Almirola tried to block the charging Dillon. He said he had no choice. He had no ill will for Dillon. He was classy.
"I'm doing everything I can to win the Daytona 500," Almirola said. "If that was Lap 5, I probably wouldn't have pulled that block. But it was the last lap of the Daytona 500, and I was doing everything I could to win."
Dillon raced to the win, followed closely by Bubba Wallace, who took second, the best Daytona 500 finish ever by a black driver. There was history at Daytona on Sunday.
Daytona, Almirola's favorite track, is where he won his only race in NASCAR's top series, the rain-shortened 2016 Coca-Cola 400. This is where he won an Xfinity race in 2016. And this is where he finished fourth in last year's Daytona 500.
Sunday could have been his day, in the first race of the season, the Super Bowl of NASCAR. And in Almirola's first race for his new team, Stewart-Haas Racing. He wasn't in a car for Richard Petty Motorsports anymore. Almirola was finally in a ride where he could win.
And he nearly did.
A nudge. A tap.
Almirola went over his encounter with Dillon.
"He got to my back bumper and he was pushing," Almirola said.
"I had a ton of momentum, caught him and turned him," Dillon said. "He should do the same thing to me in the same situation."
Who knows if Almirola will ever come as close as he did Sunday. You never know what can happen. Last year, a lot of happened to Almirola. He was in a wild crash in Kansas that left him with a compressed T5 vertebrae. He was out six weeks. He was grateful when he returned.
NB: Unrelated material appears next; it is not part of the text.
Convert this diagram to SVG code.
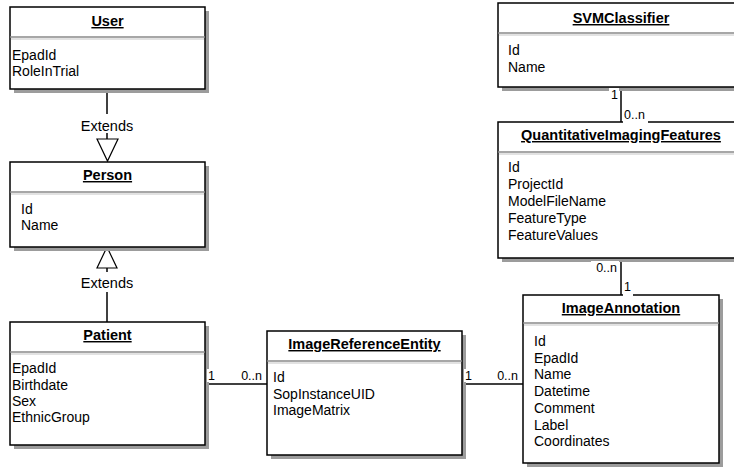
<svg xmlns="http://www.w3.org/2000/svg" width="734" height="475" viewBox="0 0 734 475">
<style>
text{font-family:"Liberation Sans",Arial,sans-serif;fill:#000}
.box{fill:#fff;stroke:#000;stroke-width:1.5}
.sh{fill:#9c9c9c}
.sep{stroke:#8a8a8a;stroke-width:1.5}
.sep2{stroke:#e2e2e2;stroke-width:2}
.title{font-size:14.5px;font-weight:bold;text-anchor:middle;text-decoration:underline}
.attr{font-size:14px}
.lbl{font-size:12.5px}
.ln{stroke:#000;stroke-width:1.5;fill:none}
.bg{fill:#fff}
.ext{font-size:14.5px;text-anchor:middle}
</style>
<g id="connectors">
<line class="ln" x1="107" y1="89" x2="107" y2="114"/>
<line class="ln" x1="107" y1="133" x2="107" y2="139"/>
<polygon points="97,139 118,139 107.5,161" fill="#fff" stroke="#000" stroke-width="1.2"/>
<text class="ext" x="107" y="131">Extends</text>
<polygon points="107,247 97,268 117,268" fill="#fff" stroke="#000" stroke-width="1.2"/>
<line class="ln" x1="107" y1="268" x2="107" y2="272"/>
<text class="ext" x="107" y="288">Extends</text>
<line class="ln" x1="107" y1="292" x2="107" y2="322"/>
<line class="ln" x1="205" y1="384" x2="267" y2="384"/>
<line class="ln" x1="462" y1="384" x2="523" y2="384"/>
<line class="ln" x1="621" y1="87" x2="621" y2="122"/>
<line class="ln" x1="621" y1="258" x2="621" y2="295"/>
</g>
<g id="User">
<rect class="sh" x="14" y="11" width="195" height="82"/>
<rect class="box" x="10" y="7" width="195" height="82"/>
<line class="sep" x1="10" y1="37" x2="205" y2="37"/><line class="sep2" x1="11" y1="39" x2="204" y2="39"/>
<text class="title" x="107.5" y="26">User</text>
<text class="attr" x="12" y="60">EpadId</text>
<text class="attr" x="12" y="76">RoleInTrial</text>
</g>
<g id="Person">
<rect class="sh" x="14" y="166" width="195" height="85"/>
<rect class="box" x="10" y="162" width="195" height="85"/>
<line class="sep" x1="10" y1="192" x2="205" y2="192"/><line class="sep2" x1="11" y1="194" x2="204" y2="194"/>
<text class="title" x="107.5" y="180">Person</text>
<text class="attr" x="21" y="213.5">Id</text>
<text class="attr" x="21" y="230">Name</text>
</g>
<g id="Patient">
<rect class="sh" x="14" y="326" width="195" height="123"/>
<rect class="box" x="10" y="322" width="195" height="123"/>
<line class="sep" x1="10" y1="352" x2="205" y2="352"/><line class="sep2" x1="11" y1="354" x2="204" y2="354"/>
<text class="title" x="107.5" y="340">Patient</text>
<text class="attr" x="12" y="373">EpadId</text>
<text class="attr" x="12" y="389.5">Birthdate</text>
<text class="attr" x="12" y="406">Sex</text>
<text class="attr" x="12" y="422">EthnicGroup</text>
</g>
<g id="ImageReferenceEntity">
<rect class="sh" x="271" y="335" width="195" height="124"/>
<rect class="box" x="267" y="331" width="195" height="124"/>
<line class="sep" x1="267" y1="361" x2="462" y2="361"/><line class="sep2" x1="268" y1="363" x2="461" y2="363"/>
<text class="title" x="364.5" y="349">ImageReferenceEntity</text>
<text class="attr" x="273" y="382">Id</text>
<text class="attr" x="273" y="398.5">SopInstanceUID</text>
<text class="attr" x="273" y="415">ImageMatrix</text>
</g>
<g id="ImageAnnotation">
<rect class="sh" x="527" y="299" width="196" height="168"/>
<rect class="box" x="523" y="295" width="196" height="168"/>
<line class="sep" x1="523" y1="323" x2="719" y2="323"/><line class="sep2" x1="524" y1="325" x2="718" y2="325"/>
<text class="title" x="621" y="313">ImageAnnotation</text>
<text class="attr" x="534" y="346">Id</text>
<text class="attr" x="534" y="362.7">EpadId</text>
<text class="attr" x="534" y="379.4">Name</text>
<text class="attr" x="534" y="396.1">Datetime</text>
<text class="attr" x="534" y="412.8">Comment</text>
<text class="attr" x="534" y="429.5">Label</text>
<text class="attr" x="534" y="446">Coordinates</text>
</g>
<g id="SVMClassifier">
<rect class="sh" x="502" y="7" width="260" height="84"/>
<rect class="box" x="498" y="3" width="260" height="84"/>
<line class="sep" x1="498" y1="33" x2="758" y2="33"/><line class="sep2" x1="499" y1="35" x2="757" y2="35"/>
<text class="title" x="621" y="23">SVMClassifier</text>
<text class="attr" x="508" y="55">Id</text>
<text class="attr" x="508" y="72">Name</text>
</g>
<g id="QuantitativeImagingFeatures">
<rect class="sh" x="502" y="126" width="260" height="136"/>
<rect class="box" x="498" y="122" width="260" height="136"/>
<line class="sep" x1="498" y1="152" x2="758" y2="152"/><line class="sep2" x1="499" y1="154" x2="757" y2="154"/>
<text class="title" x="621" y="140">QuantitativeImagingFeatures</text>
<text class="attr" x="508" y="172">Id</text>
<text class="attr" x="508" y="189">ProjectId</text>
<text class="attr" x="508" y="206">ModelFileName</text>
<text class="attr" x="508" y="223">FeatureType</text>
<text class="attr" x="508" y="240">FeatureValues</text>
</g>
<g id="labels">
<rect class="bg" x="207" y="369" width="9" height="13"/>
<text class="lbl" x="208" y="380">1</text>
<rect class="bg" x="238" y="369" width="25" height="13"/>
<text class="lbl" x="262" y="380" text-anchor="end">0..n</text>
<rect class="bg" x="464" y="369" width="9" height="13"/>
<text class="lbl" x="465" y="380">1</text>
<rect class="bg" x="494" y="369" width="25" height="13"/>
<text class="lbl" x="518" y="380" text-anchor="end">0..n</text>
<rect class="bg" x="609" y="88" width="10" height="13"/>
<text class="lbl" x="618" y="99" text-anchor="end">1</text>
<rect class="bg" x="623" y="109" width="25" height="14"/>
<text class="lbl" x="624" y="119">0..n</text>
<rect class="bg" x="591" y="261" width="28" height="13"/>
<text class="lbl" x="617" y="272" text-anchor="end">0..n</text>
<rect class="bg" x="623" y="280" width="10" height="16"/>
<text class="lbl" x="624" y="291">1</text>
</g>
</svg>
He was out to win Sunday.
"My heart is broken, but the beauty is we'll go to Atlanta (next week), and we've got an incredible race team at Stewart-Haas Racing," he said. "We've got another shot next week. … That's something I've not had my whole career, where I feel like every week I get on the plane to go to the race track, we're going to have a shot to win."
Almirola, 33, has fought his way to NASCAR's top rung, coming up the hard way, good rides, bad rides, so many twists and turns. But he never forgot where he came from, as he tells Tampa schoolchildren whenever he can.
"I tell them any dream is possible," he said last year.
He was going to be the king of Daytona.
A nudge. A tap.
"I've got a lot to look forward to," Almirola said. "My boss, Tony Stewart, came in the infield care center and gave me a huge hug …"
It was the same after Almirola left the care center and made his way to the garage and his No. 10 team's hauler. Members of other race crews stopped to embrace him. They told him what a great race he had run. What do you say to a broken heart?
On the speedway speakers, Austin Dillon was talking about his big day.
"I'm sorry," Almirola told media. "I just want to be with my guys."
He disappeared into the hauler.
A nudge. A tap. That was all it took.